The Giving Pledge, launched in 2010 by Bill Gates, Melinda French Gates, and Warren Buffett, was touted as a moral revolution among the wealthy. Billionaires pledged to give away half their wealth in their lifetimes or at death. Yet, fifteen years later, the results are dismal. DeVaan and her colleagues at the Institute for Policy Studies found that these billionaires are not poorer but 283% wealthier than when they signed on. Some, like Mark Zuckerberg and Priscilla Chan, have seen their wealth balloon over 4,000% in the same period. This alone shows how absurdly skewed the economic system is—one where wealth multiplies at rates far outpacing the broader economy, leaving working families behind.
The mechanisms of billionaire philanthropy reveal the rot in the system. While everyday Americans give directly—sending money to family, donating to food banks, or supporting local causes—the ultra-rich funnel their “gifts” into private foundations and donor-advised funds (DAFs). These entities are not neutral vehicles for generosity. They serve as power preservation tools, allowing billionaires to claim tax breaks while keeping control of the money. With mandatory payout rates as low as 5% (and often closer to 9% for the median foundation), the bulk of these funds remain invested, growing tax-free, while the billionaires reap reputational benefits.
The staggering taxpayer subsidy compounds this. As DeVaan notes, for every dollar a billionaire donates, the average taxpayer subsidizes 74 cents in lost revenue. That money could otherwise fund infrastructure, healthcare, or education. Instead, it enables the wealthy to control public priorities through private giving, effectively privatizing democracy. When billionaires decide what causes deserve funding, they substitute their worldview for that of the people. And often, these causes align with their economic interests or political agendas.

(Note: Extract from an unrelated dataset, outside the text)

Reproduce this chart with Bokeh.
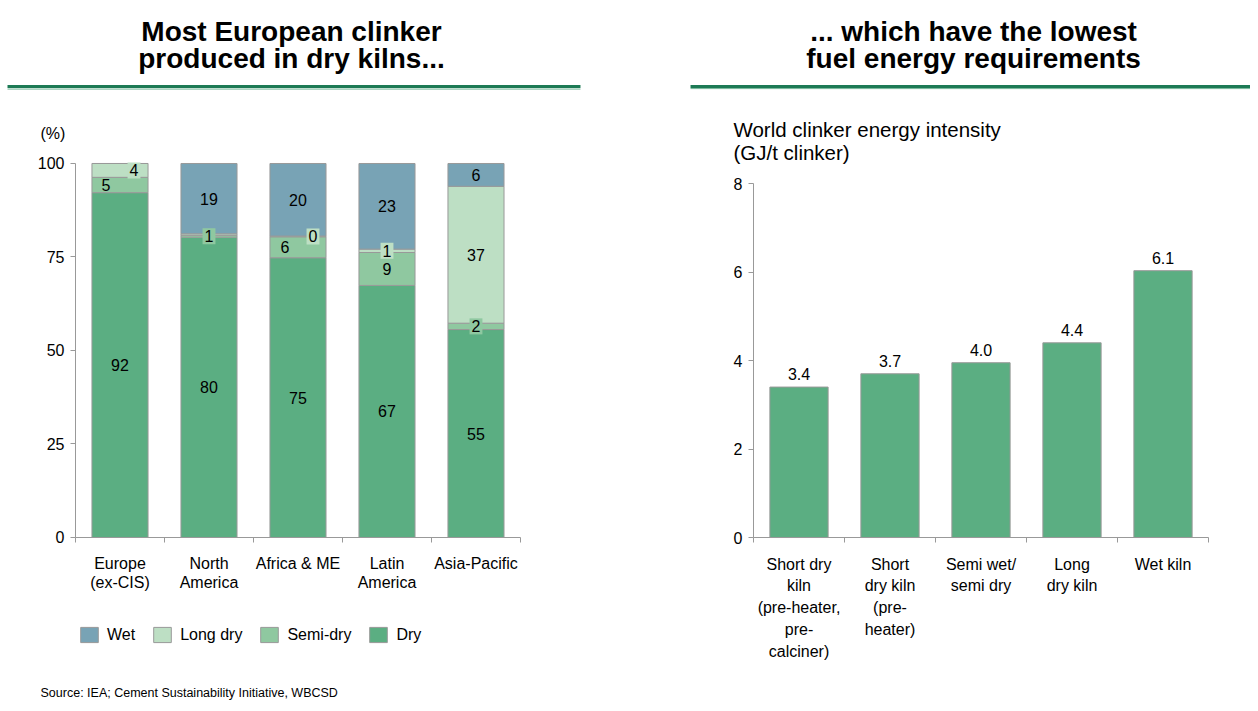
from bokeh.plotting import figure
from bokeh.models import ColumnDataSource, FixedTicker, Legend, LegendItem, Range1d
from bokeh.layouts import row
from bokeh.core.properties import value
from bokeh.embed import file_html
from bokeh.resources import INLINE

# ---------------- data ----------------
regions = ["Europe\n(ex-CIS)", "North\nAmerica", "Africa & ME", "Latin\nAmerica", "Asia-Pacific"]
dry = [92.2, 80.3, 74.8, 67.4, 55.6]
semi_dry = [4.1, 0.5, 5.6, 8.8, 1.7]
long_dry = [3.7, 0.4, 0.2, 0.9, 36.6]
wet = [0.0, 18.8, 19.4, 22.9, 6.1]
dry_labels = ["92", "80", "75", "67", "55"]
semi_labels = ["5", "1", "6", "9", "2"]
long_labels = ["4", "", "0", "1", "37"]
wet_labels = ["", "19", "20", "23", "6"]
series_names = ["Dry", "Semi-dry", "Long dry", "Wet"]
pct_ticks = [0, 25, 50, 75, 100]

kilns = ["Short dry\nkiln\n(pre-heater,\npre-\ncalciner)", "Short\ndry kiln\n(pre-\nheater)",
         "Semi wet/\nsemi dry", "Long\ndry kiln", "Wet kiln"]
energy = [3.4, 3.7, 3.95, 4.4, 6.03]
energy_labels = ["3.4", "3.7", "4.0", "4.4", "6.1"]
energy_ticks = [0, 2, 4, 6, 8]

title_left = "Most European clinker\nproduced in dry kilns..."
title_right = "... which have the lowest\nfuel energy requirements"
caption_right = "World clinker energy intensity\n(GJ/t clinker)"
source_note = "Source: IEA; Cement Sustainability Initiative, WBCSD"

# ---------------- style ----------------
FONT_NAME = "Liberation Sans"
FONT = value(FONT_NAME)
C_DRY, C_SEMI, C_LONG, C_WET = "#5BAE82", "#8FC8A0", "#BDDFC4", "#78A3B5"
GRAY = "#999999"
RULE = "#1D7A55"
RULE2 = "#6FB394"
boxed = {("semi", 1), ("semi", 4), ("long", 0), ("long", 2), ("long", 3)}
nudge = {("semi", 0): -14, ("long", 0): 14, ("semi", 2): -13, ("long", 2): 15}


def base_fig(w, xr, yr):
    p = figure(width=w, height=703, x_range=Range1d(*xr), y_range=Range1d(*yr),
               output_backend="svg", toolbar_location=None, title=None,
               min_border=0, min_border_left=0, min_border_right=0,
               min_border_top=0, min_border_bottom=0)
    p.outline_line_color = None
    p.background_fill_color = "white"
    p.border_fill_color = "white"
    p.xgrid.visible = False
    p.ygrid.visible = False
    return p


def style_axes(p, xlabels, xbounds, yt, ybounds, x_lh):
    xa = p.xaxis[0]
    xa.ticker = FixedTicker(ticks=[1, 2, 3, 4, 5], minor_ticks=[0.5, 1.5, 2.5, 3.5, 4.5, 5.5])
    xa.major_label_overrides = {i + 1: lab for i, lab in enumerate(xlabels)}
    xa.major_tick_line_color = None
    xa.major_tick_out = 0
    xa.major_tick_in = 0
    xa.minor_tick_line_color = GRAY
    xa.minor_tick_out = 5
    xa.minor_tick_in = 0
    xa.axis_line_color = GRAY
    xa.bounds = xbounds
    xa.fixed_location = 0
    xa.major_label_standoff = 13
    xa.major_label_text_font = FONT_NAME
    xa.major_label_text_font_size = "16px"
    xa.major_label_text_color = "black"
    xa.major_label_text_line_height = x_lh

    ya = p.yaxis[0]
    ya.ticker = FixedTicker(ticks=yt)
    ya.major_tick_line_color = GRAY
    ya.major_tick_out = 5
    ya.major_tick_in = 0
    ya.minor_tick_line_color = None
    ya.axis_line_color = GRAY
    ya.bounds = ybounds
    ya.fixed_location = 0.5
    ya.major_label_standoff = 6
    ya.major_label_text_font = FONT_NAME
    ya.major_label_text_font_size = "16px"
    ya.major_label_text_color = "black"


# ---------------- left panel ----------------
p1 = base_fig(621, (-0.3427, 6.635), (-44.385, 143.58))
xs = [1, 2, 3, 4, 5]
src = ColumnDataSource(dict(x=xs, dry=dry, semi=semi_dry, long=long_dry, wet=wet))
rends = p1.vbar_stack(["dry", "semi", "long", "wet"], x="x", width=0.63,
                      color=[C_DRY, C_SEMI, C_LONG, C_WET], line_color=GRAY,
                      line_width=1, source=src)

lx, ly, lt, lbg, lba, lxo = [], [], [], [], [], []
bottoms = [0.0] * 5
for key, vals, labs, col in [("dry", dry, dry_labels, C_DRY), ("semi", semi_dry, semi_labels, C_SEMI),
                             ("long", long_dry, long_labels, C_LONG), ("wet", wet, wet_labels, C_WET)]:
    for i in range(5):
        mid = bottoms[i] + vals[i] / 2.0
        if labs[i]:
            lx.append(xs[i]); ly.append(mid); lt.append(labs[i])
            lbg.append(col); lba.append(1.0 if (key, i) in boxed else 0.0)
            lxo.append(nudge.get((key, i), 0))
        bottoms[i] += vals[i]
lsrc = ColumnDataSource(dict(x=lx, y=ly, text=lt, bg=lbg, bga=lba, xo=lxo))
p1.text(x="x", y="y", text="text", x_offset="xo", source=lsrc, text_align="center",
        text_baseline="middle", text_font=FONT, text_font_size="16px", text_color="black",
        background_fill_color="bg", background_fill_alpha="bga", padding=2)

style_axes(p1, regions, (0.5, 5.5), pct_ticks, (0, 100), 1.08)

p1.text(x=[2.927], y=[131.8], text=[title_left], text_align="center", text_baseline="middle",
        text_font=FONT, text_font_style="bold", text_font_size="28px", text_line_height=0.87,
        text_color="black")
p1.segment(x0=[-0.264], y0=[120.6], x1=[6.174], y1=[120.6], line_width=3, line_color=RULE)
p1.segment(x0=[-0.264], y0=[119.9], x1=[6.174], y1=[119.9], line_width=1, line_color=RULE2)
p1.text(x=[0.107], y=[108.0], text=["(%)"], text_align="left", text_baseline="middle",
        text_font=FONT, text_font_size="16px", text_color="black")
p1.text(x=[0.107], y=[-41.7], text=[source_note], text_align="left", text_baseline="middle",
        text_font=FONT, text_font_size="12.5px", text_color="black")

legend = Legend(items=[LegendItem(label=series_names[3], renderers=[rends[3]]),
                       LegendItem(label=series_names[2], renderers=[rends[2]]),
                       LegendItem(label=series_names[1], renderers=[rends[1]]),
                       LegendItem(label=series_names[0], renderers=[rends[0]])],
                orientation="horizontal", location=(78, 59), glyph_width=22, glyph_height=19,
                label_text_font=FONT_NAME, label_text_font_size="16px", label_text_color="black",
                spacing=16, label_standoff=7, border_line_color=None, background_fill_alpha=0,
                padding=0, margin=0)
p1.add_layout(legend)

# ---------------- right panel ----------------
p2 = base_fig(629, (-0.9505, 5.9615), (-3.751, 12.136))
esrc = ColumnDataSource(dict(x=xs, top=energy, lab=energy_labels))
p2.vbar(x="x", top="top", width=0.64, fill_color=C_DRY, line_color=GRAY, line_width=1, source=esrc)
p2.text(x="x", y="top", text="lab", source=esrc, text_align="center", text_baseline="bottom",
        y_offset=-7, text_font=FONT, text_font_size="16px", text_color="black")
style_axes(p2, kilns, (0.5, 5.5), energy_ticks, (0, 8), 1.28)

p2.text(x=[2.918], y=[11.14], text=[title_right], text_align="center", text_baseline="middle",
        text_font=FONT, text_font_style="bold", text_font_size="28px", text_line_height=0.87,
        text_color="black")
p2.segment(x0=[-0.192], y0=[10.19], x1=[5.9615], y1=[10.19], line_width=3, line_color=RULE)
p2.segment(x0=[-0.192], y0=[10.145], x1=[5.9615], y1=[10.145], line_width=1, line_color=RULE2)
p2.text(x=[0.28], y=[8.95], text=[caption_right], text_align="left", text_baseline="middle",
        text_font=FONT, text_font_size="20.5px", text_line_height=1.0, text_color="black")

layout = row(p1, p2)
open("out.html", "w").write(file_html(layout, INLINE))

The result is a grotesque irony: billionaires avoid paying taxes, enrich their foundations, and then claim moral authority for “giving back” money that was never truly theirs to hoard. This is philanthropy as a shield—a way to launder wealth and power while forestalling real democratic accountability. As DeVaan highlights, billionaire wealth is not created in a vacuum. It is the product of workers’ labor, of public infrastructure, of a system rigged by lax regulations and corporate loopholes. To then channel that wealth into tightly controlled philanthropic vehicles is not generosity; it is exploitation wrapped in charity’s clothing.
The Institute for Policy Studies offers solutions rooted in fairness and democracy. Wealth should be taxed at higher rates, foundations should face stricter payout requirements, and transparency must be enforced so billionaires cannot hide behind anonymous vehicles. Most importantly, the system must recognize that public needs are best addressed through public institutions, not the whims of a handful of billionaires. True democracy means reclaiming control over resources that belong to the people.
The case of Mackenzie Scott, who has given away over $19 billion quickly and with trust-based methods, shows that genuine, impactful philanthropy is possible. Yet even Scott’s example highlights the absurdity of concentrated wealth. She gives away billions, and still, her fortune grows because the system keeps inflating the assets of the ultra-rich. This makes clear that wealth concentration itself is the problem. Charity cannot substitute for justice.
Progressives have long argued that democracy cannot coexist with oligarchy. If billionaire wealth continues to grow faster than the economy while workers’ wages stagnate, society will slide deeper into inequality and instability. As DeVaan notes, if foundations grow unchecked, they will be worth trillions, controlled by dynastic families, undermining both democracy and fairness.
The conclusion is unavoidable: the billionaire class has failed to honor its commitments because the system was never designed to hold them accountable. It was designed to preserve their wealth and power. Breaking this cycle requires robust progressive taxation, democratic reforms, and the political will to challenge the myth of billionaire benevolence. The wealth of the ultra-rich belongs not in perpetual foundations but in the public coffers, funding the schools, hospitals, and communities that built it in the first place.